There are lots of tools available to help you document processes when managing remote employees, from Google Docs to Evernote or Skitch. Simply write it down and share the link with all team members so everyone has access to the information they need.
Set up a virtual water cooler
While regular team meetings for remote employees are critical to your team’s success, they’re just not enough. The team needs to interact spontaneously and independently and to get to know one another as people – not just colleagues.

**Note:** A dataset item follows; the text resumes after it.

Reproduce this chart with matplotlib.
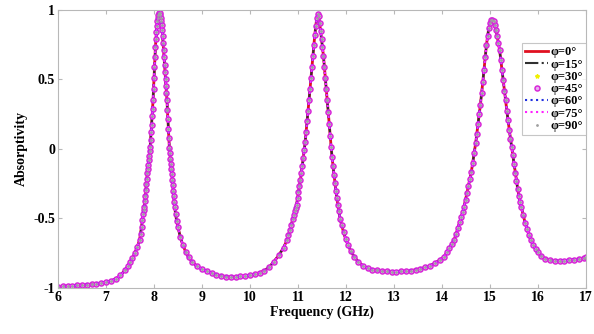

Build personal time into meetings, allowing 5-10 minutes at the beginning or end for the team to give personal updates and share a bit about themselves. The biggest upside to using video conferencing (we like Zoom) is that it naturally leads to more natural, unplanned conversations that can generate some of the best ideas from your team members! If video conferencing doesn’t work, consider setting up a chit-chat channel in your inner-office communication tool so your team can chat without flooding important work-related channels.
Don’t forget one-on-ones
Team camaraderie is important, but so is taking the time to chat with employees on a one-on-one basis. This gives each team member the opportunity to address issues or challenges they’re facing, privately. By setting up regular video or telephone calls to chat with your team members individually, you can also check in with them on how they’re feeling in their role, what career goals they may have set for themselves, and ensure you’re building a strong relationship between you.